▸ Instructions to follow: Leave out all pictures. Return exactly the lines from the top of the material through the line containing "tar fram<br>tekniker för<br>opinionsundersökningar</div>".
* BEGIN Available data *
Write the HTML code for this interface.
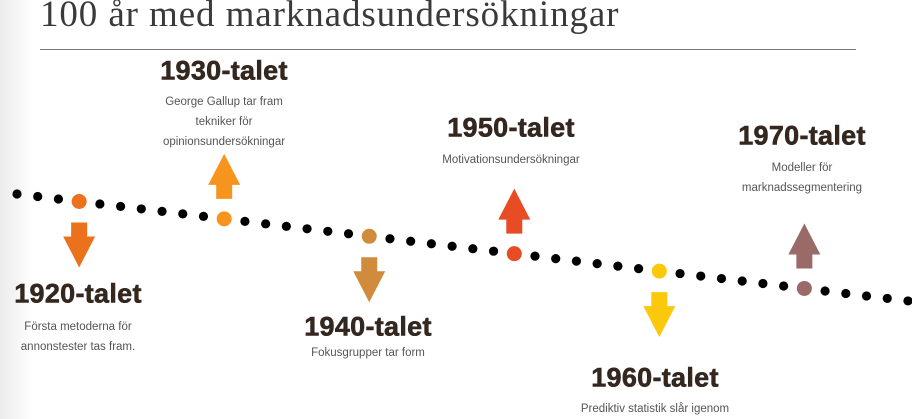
<!DOCTYPE html>
<html><head><meta charset="utf-8"><style>
body{margin:0;width:912px;height:419px;overflow:hidden;background:#fff;position:relative;font-family:"Liberation Sans",sans-serif}
.shade{position:absolute;left:0;top:0;width:34px;height:419px;background:linear-gradient(to right,#ececec,#fff)}
#title{position:absolute;left:40px;top:-7px;font-family:"Liberation Serif",serif;font-size:37px;color:#3a3a3a;white-space:nowrap;letter-spacing:0.9px}
#rule{position:absolute;left:40px;top:49px;width:816px;height:1px;background:#777}
.h{position:absolute;width:240px;margin-left:-120px;text-align:center;font-weight:bold;font-size:27px;color:#33271f;transform:translateY(-50%);letter-spacing:0.3px;-webkit-text-stroke:0.6px #33271f}
.t{position:absolute;width:240px;margin-left:-120px;text-align:center;font-size:11.5px;color:#555;line-height:20px}
svg{position:absolute;left:0;top:0}
</style></head><body>
<div class="shade"></div>
<div id="title">100 år med marknadsundersökningar</div>
<div id="rule"></div>
<svg id="tl" width="912" height="419"></svg>

<div class="h" style="left:78px;top:294px">1920-talet</div>
<div class="t" style="left:78px;top:317px">Första metoderna för<br>annonstester tas fram.</div>

<div class="h" style="left:224px;top:71px">1930-talet</div>
<div class="t" style="left:224px;top:92px">George Gallup tar fram<br>tekniker för<br>opinionsundersökningar</div>

<div class="h" style="left:368px;top:327px">1940-talet</div>
<div class="t" style="left:368px;top:343px">Fokusgrupper tar form</div>

<div class="h" style="left:511px;top:128px">1950-talet</div>
<div class="t" style="left:511px;top:150px">Motivationsundersökningar</div>

<div class="h" style="left:655px;top:378px">1960-talet</div>
<div class="t" style="left:655px;top:399px">Prediktiv statistik slår igenom</div>

<div class="h" style="left:802px;top:136px">1970-talet</div>
<div class="t" style="left:802px;top:158px">Modeller för<br>marknadssegmentering</div>

<script>
const decades=["1920","1930","1940","1950","1960","1970"];
const colors=["#ec711c","#f7941d","#d08b3c","#e84c24","#fcc80c","#9a6a69"];
const dirs=["down","up","down","up","down","up"];
const svg=document.getElementById('tl');
const NS="http://www.w3.org/2000/svg";
const x0=17,step=20.72,y0=194,slope=0.12;
for(let i=0;i<=43;i++){
  const x=x0+i*step,y=y0+(x-x0)*slope;
  const k=(i-3)/7;
  const c=document.createElementNS(NS,'circle');
  c.setAttribute('cx',x);c.setAttribute('cy',y);
  if(i>=3&&Number.isInteger(k)&&k<decades.length){
    c.setAttribute('r',7.5);c.setAttribute('fill',colors[k]);
    
    
    const p=document.createElementNS(NS,'polygon');
    let pts;
    if(dirs[k]==="down"){const a=y+21;pts=[[x-8,a],[x+8,a],[x+8,a+14],[x+16,a+14],[x,a+45],[x-16,a+14],[x-8,a+14]];}
    else{const b=y-20;pts=[[x-8,b],[x+8,b],[x+8,b-14],[x+16,b-14],[x,b-45],[x-16,b-14],[x-8,b-14]];}
    p.setAttribute('points',pts.map(q=>q.join(',')).join(' '));
    p.setAttribute('fill',colors[k]);
    
    
    svg.appendChild(p);
  }else{
    c.setAttribute('r',4.6);c.setAttribute('fill','#000');
    
    
  }
  svg.appendChild(c);
}
</script>
</body></html>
* END Available data *
▸ Exercise result:
Write the HTML code for this interface.
<!DOCTYPE html>
<html><head><meta charset="utf-8"><style>
body{margin:0;width:912px;height:419px;overflow:hidden;background:#fff;position:relative;font-family:"Liberation Sans",sans-serif}
.shade{position:absolute;left:0;top:0;width:34px;height:419px;background:linear-gradient(to right,#ececec,#fff)}
#title{position:absolute;left:40px;top:-7px;font-family:"Liberation Serif",serif;font-size:37px;color:#3a3a3a;white-space:nowrap;letter-spacing:0.9px}
#rule{position:absolute;left:40px;top:49px;width:816px;height:1px;background:#777}
.h{position:absolute;width:240px;margin-left:-120px;text-align:center;font-weight:bold;font-size:27px;color:#33271f;transform:translateY(-50%);letter-spacing:0.3px;-webkit-text-stroke:0.6px #33271f}
.t{position:absolute;width:240px;margin-left:-120px;text-align:center;font-size:11.5px;color:#555;line-height:20px}
svg{position:absolute;left:0;top:0}
</style></head><body>
<div class="shade"></div>
<div id="title">100 år med marknadsundersökningar</div>
<div id="rule"></div>
<svg id="tl" width="912" height="419"></svg>

<div class="h" style="left:78px;top:294px">1920-talet</div>
<div class="t" style="left:78px;top:317px">Första metoderna för<br>annonstester tas fram.</div>

<div class="h" style="left:224px;top:71px">1930-talet</div>
<div class="t" style="left:224px;top:92px">George Gallup tar fram<br>tekniker för<br>opinionsundersökningar</div>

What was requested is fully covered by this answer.